Oil prices are back on the rise as supply fears overtake recession fears. The question we’ve kept asking is if the demand is so bad, then why are supplies so tight, and now the market’s starting to ask those same questions.
Europe is crafting a plan to conserve energy as Europeans face bleak prospects going into winter due to their failed fanciful green energy transition. Europe is already facing the real prospect that Russia will use natural gas and oil as a weapon against the continent and is crafting a plan to cut energy use and enforce rationing across the EU block.
Last Week EU President Ursula von der Leyen released a 5-point plan that still might not be sufficient if Russia cuts off supply. The first one was demand reduction. The second step is: Diversify away from Russian fossil fuels. The third step is “massive investments in renewables.”
Sure! Why not double down on a bad policy that created the worst energy crisis in history? The other courses are the old reliable price caps and windfall profit tax, both of which are short-term band-aids it will cause much bigger problems in the future.
Yet despite the clear evidence that bad energy policy in Europe is causing a major crisis, the Biden administration continues to want to double down on its anti-fossil fuel policies. There is clear evidence that their proposed transition may be impossible to materialize. Their ideology will not allow them to see what a foolish and dangerous path this puts the country and the world on.
The oil prices are recovering from the Labor Day holiday. The drop in oil prices has a three-day holiday check, whether it’s Thanksgiving, Christmas, or Juneteenth. You name it; oil prices almost always sell off right around a three-day holiday.
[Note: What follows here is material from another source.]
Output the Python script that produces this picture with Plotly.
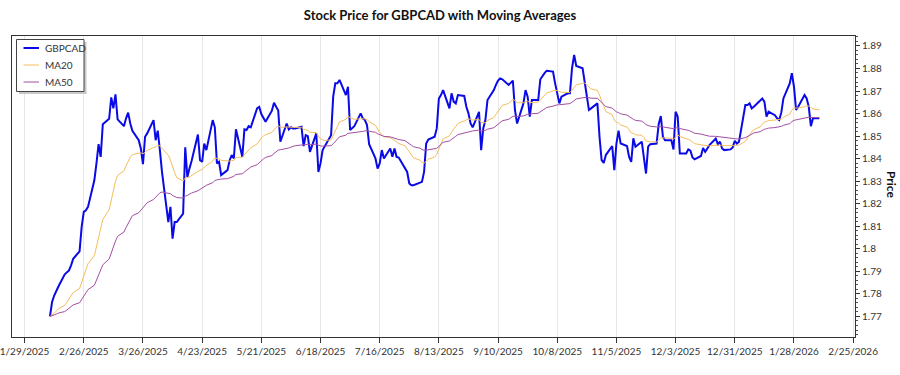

Oil is getting a reality check even though we could see a big building inventory this week. The Strategic Petroleum Reserve announced that they released 8.4 million barrels from supply last week, which puts the SPR inventories at 434.1 million barrels, and that is the lowest since October of 1984. Yet even this supply surge may not cool off the energy rally too much because winter is coming, and winter fuels are disturbingly low. When you look at distillate supply around the globe, it is in very tight supply. Europe is in desperate need of it, and in the United States in the northeast, supplies are well below normal and not very comfortable going into winter.
John Kemp at Reuter writes that the northwest Europe benchmark gas futures contract for deliveries in January 2023, the heart of next winter, has fallen to less than €200 per megawatt-hour from a peak of €345 in late August. Higher inventories in seasonal storage have reduced the probability of stocks running out. Plans for significant voluntary and mandatory reductions in gas and electricity consumption and the increasing probability of a region-wide recession will also lessen the pressure on stocks in the event gas supplies from Russia are disrupted.
The Department of Energy is also warning that Northeast distillate supplies are at the lowest level since 2022. The EIA says that:
“Distillate stocks in U.S. New England and Central Atlantic states fall too low levels.”
Distillate fuel oil stocks at refineries, bulk terminals, and natural gas plants in New England states were the lowest in several years as of June 2022, according to our latest Petroleum Supply Monthly (PSM). Among the six states in New England (Connecticut, Maine, Massachusetts, New Hampshire, Rhode Island, and Vermont), distillate stocks ranged from 90% less than the five-year (2017–21) average in Vermont to 32% below average in New Hampshire at the end of June 2022.
Distillate stocks were low in Central Atlantic states, too. Of the region’s five states (Delaware, Maryland, New Jersey, New York, and Pennsylvania), distillate stocks ranged from 70% less than the five-year average in Maryland to 15% above average in Delaware. These monthly stocks exclude those held within the Northeast Home Heating Oil Reserve (NEHHOR) and New York State Strategic Fuel Reserve, which collectively can hold more than 1 million barrels of distillate fuel oil. NEHHOR was established in 2000, and stocks from the NEHHOR have only been released once, in November 2012, following Hurricane Sandy.
Despite more mild weather and strong production, natural gas prices are looking at the bigger picture over winter, where we can expect higher prices. The market is also anticipating the reopening of the Freeport LNG export facility at some point and assumes that the EPA will back off pressure on other LNG export terminals.